Small utility library for SMS. Can be used to determine the necessary encoding and in how many sms parts it must be split into multiple sms parts.
Apache License.
Requires JDK 1.6 or higher.
<dependency>
<groupId>ro.fortsoft.sms-util</groupId>
<artifactId>sms-util</artifactId>
<version>1.0</version>
</dependency>
Q: What is the max size of a text message that I can send through SMS?
A: Theoretically unlimited, as you can send multiple SMS-es and use part of their contents(a standard header) to specify they are all parts of the same text message. Practically the number of SMS parts is limited by the SMS provider. Could be 3, 35 or whatever.
Q: What is the max text size of a single SMS?
A: It depends on the characters in the message. As long at the message contains only characters in the GSM 03.38 charset, the max size of a message is 160 characters. A bigger text message can be sent by splitting it into multiple sms-es. As said above, a chunk of the message(the UDS header) can be used to mark the sms parts as being a sequence of the same message. Therefore the max size of the text drops down to 153.
Should the text contain characters outside GSM 03.38 charset, the encoding is changed to Unicode (UCS-2) UTF-16.
The characters in the GSM 03.38 charset can be encoded in a 7 bit per char encoding.
Since we're using more bytes per each char(16) the maximum number of that can fit in the message is lower.

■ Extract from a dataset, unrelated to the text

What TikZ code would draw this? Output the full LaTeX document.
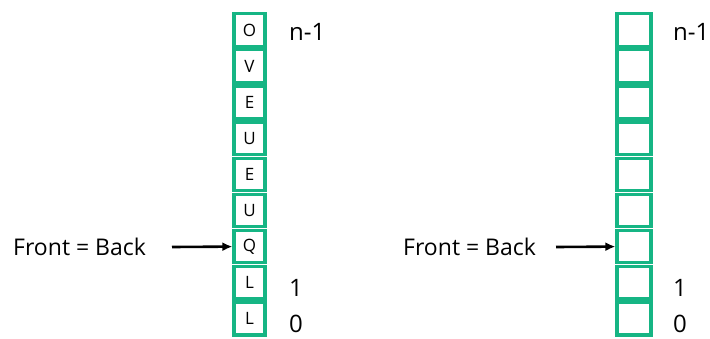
\documentclass[tikz,border=0pt]{standalone}
\usepackage{fontspec}
\setmainfont{Open Sans}
\usetikzlibrary{arrows.meta}
\definecolor{qgreen}{RGB}{22,181,132}
\begin{document}
\begin{tikzpicture}[x=1pt,y=-1pt,
  cell/.style={draw=qgreen,line width=3.2pt,minimum width=31pt,minimum height=32.5pt,inner sep=0pt,font=\fontsize{17}{17}\selectfont},
  lbl/.style={font=\fontsize{24}{24}\selectfont,anchor=west,inner sep=0pt},
  flbl/.style={font=\fontsize{23}{23}\selectfont,anchor=west,inner sep=0pt},
  arr/.style={-{Latex[length=10pt,width=9pt]},line width=2.6pt}]
\useasboundingbox (0,0) rectangle (710,338);
% left column
\foreach \i/\t in {0/O,1/V,2/E,3/U,4/E,5/U,6/Q,7/L,8/L}{
  \node[cell] (a\i) at (249.5,{30+36.1*\i}) {\t};
}
% right column
\foreach \i in {0,...,8}{
  \node[cell,minimum width=34pt] (b\i) at (634,{30+36.1*\i}) {};
}
\node[lbl] (an) at (289,32) {n-1};
\node[lbl] (a1l) at (289,288) {1};
\node[lbl] (a0l) at (289,324) {0};
\node[lbl] (bn) at (673,32) {n-1};
\node[lbl] (b1l) at (673,288) {1};
\node[lbl] (b0l) at (673,324) {0};
\node[flbl] (fa) at (13,247) {Front = Back};
\node[flbl] (fb) at (403,247) {Front = Back};
\coordinate (sa) at (172,247);
\coordinate (sb) at (556,247);
\draw[arr] (sa) -- (a6.west);
\draw[arr] (sb) -- (b6.west);
\end{tikzpicture}
\end{document}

Now only 70 chars fit in a single part sms and 53 for a multipart one.
This results from: An sms package has 140 bytes(140 * 8 bits)
GSM 03.38 charset => 7 bit per char => 140 * 8 / 7 = 160
Unicode => 16 bits pe char => 140 * 8 / 16 = 70
Single Part | Multipart | |
---|---|---|
Gsm338 charset | 160 | 153 |
Unicode | 70 | 67 |
Besides the base charset the are a few extra characters(€, |, {, ..) which still can be encoded as 7 bit, however another character(a by a special escape character (0x1B)) must be added before them. This means that the characters from this extended charset count as 2.
In multipart sms-es at the end of an sms part the sms escape character 0x1B cannot stand by itself, so instead a new sms part must be added that will start with the escape char 0x1B + '{' for example.
You can see visually how a text is split by using this SMS length calculator
Q: Can a text message be split into multi part SMS-es each part with different encoding? Like 1st part GSM338, 2nd Unicode, etc.
A: No, the whole SMS encoding must be the same. So if have a message with all characters from GSM338 and you add a character not in it (like a greek alphabet) causing the encoding to be switched to Unicode, the size for each part changes and how it's split must be recalculated.